* **Exercise aim**
Pictures in the data below are not part of the copy; transcribe everything else exactly.

* **Raw data**
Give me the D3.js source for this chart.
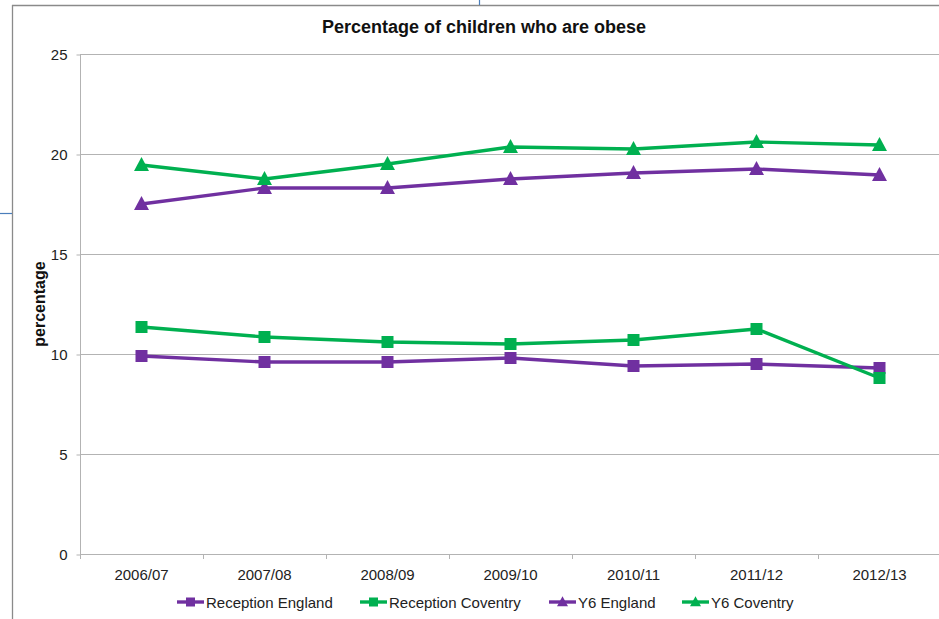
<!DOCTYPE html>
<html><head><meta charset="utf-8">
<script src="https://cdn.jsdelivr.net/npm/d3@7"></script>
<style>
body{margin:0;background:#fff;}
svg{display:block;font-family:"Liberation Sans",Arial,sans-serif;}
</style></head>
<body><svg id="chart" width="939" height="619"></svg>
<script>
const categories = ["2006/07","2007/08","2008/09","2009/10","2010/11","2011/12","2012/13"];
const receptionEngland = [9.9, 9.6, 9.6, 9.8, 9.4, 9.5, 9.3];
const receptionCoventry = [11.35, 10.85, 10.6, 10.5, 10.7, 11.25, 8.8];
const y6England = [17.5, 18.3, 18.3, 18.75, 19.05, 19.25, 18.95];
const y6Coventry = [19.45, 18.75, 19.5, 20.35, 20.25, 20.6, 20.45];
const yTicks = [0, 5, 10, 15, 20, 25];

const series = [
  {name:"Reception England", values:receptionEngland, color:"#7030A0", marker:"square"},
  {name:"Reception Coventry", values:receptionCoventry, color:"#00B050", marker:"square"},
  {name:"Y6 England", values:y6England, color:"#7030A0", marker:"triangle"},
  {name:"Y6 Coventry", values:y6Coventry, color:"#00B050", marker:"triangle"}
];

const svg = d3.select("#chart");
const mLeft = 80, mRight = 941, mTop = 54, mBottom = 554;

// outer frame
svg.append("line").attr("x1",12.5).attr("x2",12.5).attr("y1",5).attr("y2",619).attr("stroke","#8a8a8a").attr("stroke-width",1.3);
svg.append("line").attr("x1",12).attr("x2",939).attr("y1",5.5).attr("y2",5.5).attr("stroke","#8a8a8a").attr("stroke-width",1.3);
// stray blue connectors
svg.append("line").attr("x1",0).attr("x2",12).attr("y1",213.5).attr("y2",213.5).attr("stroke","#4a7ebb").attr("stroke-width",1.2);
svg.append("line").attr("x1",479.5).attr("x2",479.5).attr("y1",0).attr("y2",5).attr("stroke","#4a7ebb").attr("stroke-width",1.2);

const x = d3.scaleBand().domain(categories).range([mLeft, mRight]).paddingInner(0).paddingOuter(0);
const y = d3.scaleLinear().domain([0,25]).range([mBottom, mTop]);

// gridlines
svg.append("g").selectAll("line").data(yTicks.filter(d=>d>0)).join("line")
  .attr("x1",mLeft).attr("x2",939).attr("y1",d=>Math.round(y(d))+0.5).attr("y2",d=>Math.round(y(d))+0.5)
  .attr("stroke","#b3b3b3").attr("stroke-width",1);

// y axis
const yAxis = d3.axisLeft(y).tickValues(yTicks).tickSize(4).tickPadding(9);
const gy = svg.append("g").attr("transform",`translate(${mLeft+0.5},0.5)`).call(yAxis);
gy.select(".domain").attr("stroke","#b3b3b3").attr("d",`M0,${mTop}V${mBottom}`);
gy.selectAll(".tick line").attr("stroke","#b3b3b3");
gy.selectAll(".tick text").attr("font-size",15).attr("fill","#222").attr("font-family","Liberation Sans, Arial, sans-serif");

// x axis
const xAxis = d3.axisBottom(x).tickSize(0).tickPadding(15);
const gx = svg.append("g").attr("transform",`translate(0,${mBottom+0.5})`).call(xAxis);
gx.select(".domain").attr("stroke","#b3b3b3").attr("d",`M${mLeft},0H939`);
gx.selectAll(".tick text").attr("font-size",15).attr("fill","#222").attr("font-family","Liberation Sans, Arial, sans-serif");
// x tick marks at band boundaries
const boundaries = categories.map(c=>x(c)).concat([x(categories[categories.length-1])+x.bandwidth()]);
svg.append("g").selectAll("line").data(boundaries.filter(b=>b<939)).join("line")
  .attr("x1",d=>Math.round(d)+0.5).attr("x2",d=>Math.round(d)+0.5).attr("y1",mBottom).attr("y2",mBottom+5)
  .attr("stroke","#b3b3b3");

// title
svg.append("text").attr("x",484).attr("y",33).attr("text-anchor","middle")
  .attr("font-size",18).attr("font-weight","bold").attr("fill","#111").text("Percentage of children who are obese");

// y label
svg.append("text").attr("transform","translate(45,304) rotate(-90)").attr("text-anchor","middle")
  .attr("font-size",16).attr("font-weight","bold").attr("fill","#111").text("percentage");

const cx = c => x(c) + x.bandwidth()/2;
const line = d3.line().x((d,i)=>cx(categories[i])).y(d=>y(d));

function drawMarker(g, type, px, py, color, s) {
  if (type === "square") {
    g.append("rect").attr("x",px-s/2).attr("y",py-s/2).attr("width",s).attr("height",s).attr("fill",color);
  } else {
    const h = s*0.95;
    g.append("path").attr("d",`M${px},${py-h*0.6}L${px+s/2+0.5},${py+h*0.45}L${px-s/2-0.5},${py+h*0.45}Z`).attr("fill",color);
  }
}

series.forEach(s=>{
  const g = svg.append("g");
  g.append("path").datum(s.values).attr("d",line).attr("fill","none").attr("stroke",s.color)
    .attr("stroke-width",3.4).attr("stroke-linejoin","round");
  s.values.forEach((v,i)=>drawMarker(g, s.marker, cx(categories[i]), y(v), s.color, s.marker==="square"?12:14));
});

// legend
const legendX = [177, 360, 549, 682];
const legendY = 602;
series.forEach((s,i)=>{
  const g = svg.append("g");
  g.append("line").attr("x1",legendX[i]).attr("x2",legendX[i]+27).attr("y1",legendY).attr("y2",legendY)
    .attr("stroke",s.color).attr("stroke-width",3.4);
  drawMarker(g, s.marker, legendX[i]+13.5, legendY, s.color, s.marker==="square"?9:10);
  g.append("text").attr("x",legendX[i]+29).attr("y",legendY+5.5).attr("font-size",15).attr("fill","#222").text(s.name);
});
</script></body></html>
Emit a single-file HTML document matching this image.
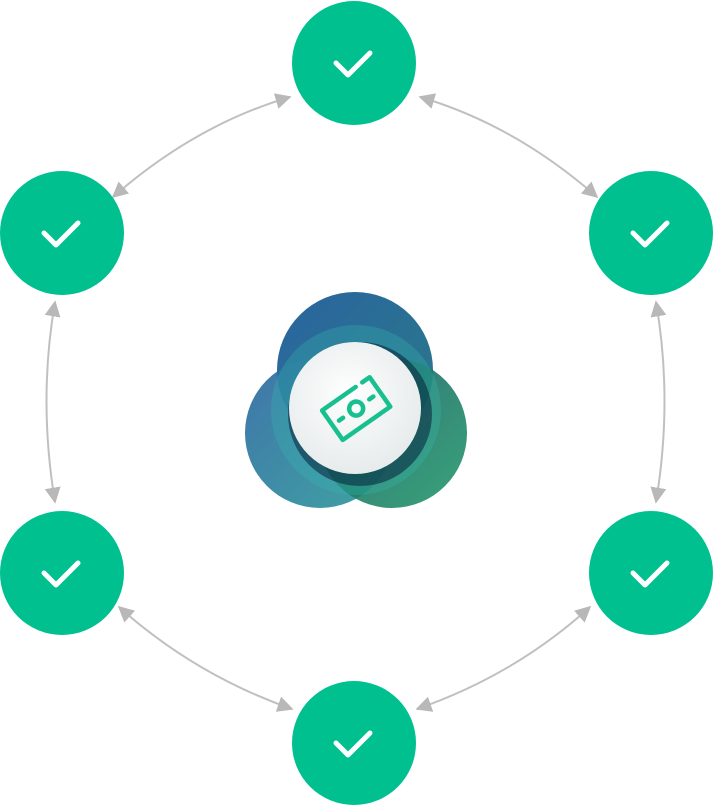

* **Exercise result**
Give me the D3.js source for this chart.
<!DOCTYPE html>
<html><head><meta charset="utf-8">
<script src="https://cdn.jsdelivr.net/npm/d3@7"></script>
<style>
body{margin:0;background:#fff;}
svg{display:block;font-family:"Liberation Sans",Arial,sans-serif;}
</style></head>
<body><svg id="chart" width="939" height="619"></svg>
<script>
const categories = ["2006/07","2007/08","2008/09","2009/10","2010/11","2011/12","2012/13"];
const receptionEngland = [9.9, 9.6, 9.6, 9.8, 9.4, 9.5, 9.3];
const receptionCoventry = [11.35, 10.85, 10.6, 10.5, 10.7, 11.25, 8.8];
const y6England = [17.5, 18.3, 18.3, 18.75, 19.05, 19.25, 18.95];
const y6Coventry = [19.45, 18.75, 19.5, 20.35, 20.25, 20.6, 20.45];
const yTicks = [0, 5, 10, 15, 20, 25];

const series = [
  {name:"Reception England", values:receptionEngland, color:"#7030A0", marker:"square"},
  {name:"Reception Coventry", values:receptionCoventry, color:"#00B050", marker:"square"},
  {name:"Y6 England", values:y6England, color:"#7030A0", marker:"triangle"},
  {name:"Y6 Coventry", values:y6Coventry, color:"#00B050", marker:"triangle"}
];

const svg = d3.select("#chart");
const mLeft = 80, mRight = 941, mTop = 54, mBottom = 554;

// outer frame
svg.append("line").attr("x1",12.5).attr("x2",12.5).attr("y1",5).attr("y2",619).attr("stroke","#8a8a8a").attr("stroke-width",1.3);
svg.append("line").attr("x1",12).attr("x2",939).attr("y1",5.5).attr("y2",5.5).attr("stroke","#8a8a8a").attr("stroke-width",1.3);
// stray blue connectors
svg.append("line").attr("x1",0).attr("x2",12).attr("y1",213.5).attr("y2",213.5).attr("stroke","#4a7ebb").attr("stroke-width",1.2);
svg.append("line").attr("x1",479.5).attr("x2",479.5).attr("y1",0).attr("y2",5).attr("stroke","#4a7ebb").attr("stroke-width",1.2);

const x = d3.scaleBand().domain(categories).range([mLeft, mRight]).paddingInner(0).paddingOuter(0);
const y = d3.scaleLinear().domain([0,25]).range([mBottom, mTop]);

// gridlines
svg.append("g").selectAll("line").data(yTicks.filter(d=>d>0)).join("line")
  .attr("x1",mLeft).attr("x2",939).attr("y1",d=>Math.round(y(d))+0.5).attr("y2",d=>Math.round(y(d))+0.5)
  .attr("stroke","#b3b3b3").attr("stroke-width",1);

// y axis
const yAxis = d3.axisLeft(y).tickValues(yTicks).tickSize(4).tickPadding(9);
const gy = svg.append("g").attr("transform",`translate(${mLeft+0.5},0.5)`).call(yAxis);
gy.select(".domain").attr("stroke","#b3b3b3").attr("d",`M0,${mTop}V${mBottom}`);
gy.selectAll(".tick line").attr("stroke","#b3b3b3");
gy.selectAll(".tick text").attr("font-size",15).attr("fill","#222").attr("font-family","Liberation Sans, Arial, sans-serif");

// x axis
const xAxis = d3.axisBottom(x).tickSize(0).tickPadding(15);
const gx = svg.append("g").attr("transform",`translate(0,${mBottom+0.5})`).call(xAxis);
gx.select(".domain").attr("stroke","#b3b3b3").attr("d",`M${mLeft},0H939`);
gx.selectAll(".tick text").attr("font-size",15).attr("fill","#222").attr("font-family","Liberation Sans, Arial, sans-serif");
// x tick marks at band boundaries
const boundaries = categories.map(c=>x(c)).concat([x(categories[categories.length-1])+x.bandwidth()]);
svg.append("g").selectAll("line").data(boundaries.filter(b=>b<939)).join("line")
  .attr("x1",d=>Math.round(d)+0.5).attr("x2",d=>Math.round(d)+0.5).attr("y1",mBottom).attr("y2",mBottom+5)
  .attr("stroke","#b3b3b3");

// title
svg.append("text").attr("x",484).attr("y",33).attr("text-anchor","middle")
  .attr("font-size",18).attr("font-weight","bold").attr("fill","#111").text("Percentage of children who are obese");

// y label
svg.append("text").attr("transform","translate(45,304) rotate(-90)").attr("text-anchor","middle")
  .attr("font-size",16).attr("font-weight","bold").attr("fill","#111").text("percentage");

const cx = c => x(c) + x.bandwidth()/2;
const line = d3.line().x((d,i)=>cx(categories[i])).y(d=>y(d));

function drawMarker(g, type, px, py, color, s) {
  if (type === "square") {
    g.append("rect").attr("x",px-s/2).attr("y",py-s/2).attr("width",s).attr("height",s).attr("fill",color);
  } else {
    const h = s*0.95;
    g.append("path").attr("d",`M${px},${py-h*0.6}L${px+s/2+0.5},${py+h*0.45}L${px-s/2-0.5},${py+h*0.45}Z`).attr("fill",color);
  }
}

series.forEach(s=>{
  const g = svg.append("g");
  g.append("path").datum(s.values).attr("d",line).attr("fill","none").attr("stroke",s.color)
    .attr("stroke-width",3.4).attr("stroke-linejoin","round");
  s.values.forEach((v,i)=>drawMarker(g, s.marker, cx(categories[i]), y(v), s.color, s.marker==="square"?12:14));
});

// legend
const legendX = [177, 360, 549, 682];
const legendY = 602;
series.forEach((s,i)=>{
  const g = svg.append("g");
  g.append("line").attr("x1",legendX[i]).attr("x2",legendX[i]+27).attr("y1",legendY).attr("y2",legendY)
    .attr("stroke",s.color).attr("stroke-width",3.4);
  drawMarker(g, s.marker, legendX[i]+13.5, legendY, s.color, s.marker==="square"?9:10);
  g.append("text").attr("x",legendX[i]+29).attr("y",legendY+5.5).attr("font-size",15).attr("fill","#222").text(s.name);
});
</script></body></html>
Emit a single-file HTML document matching this image.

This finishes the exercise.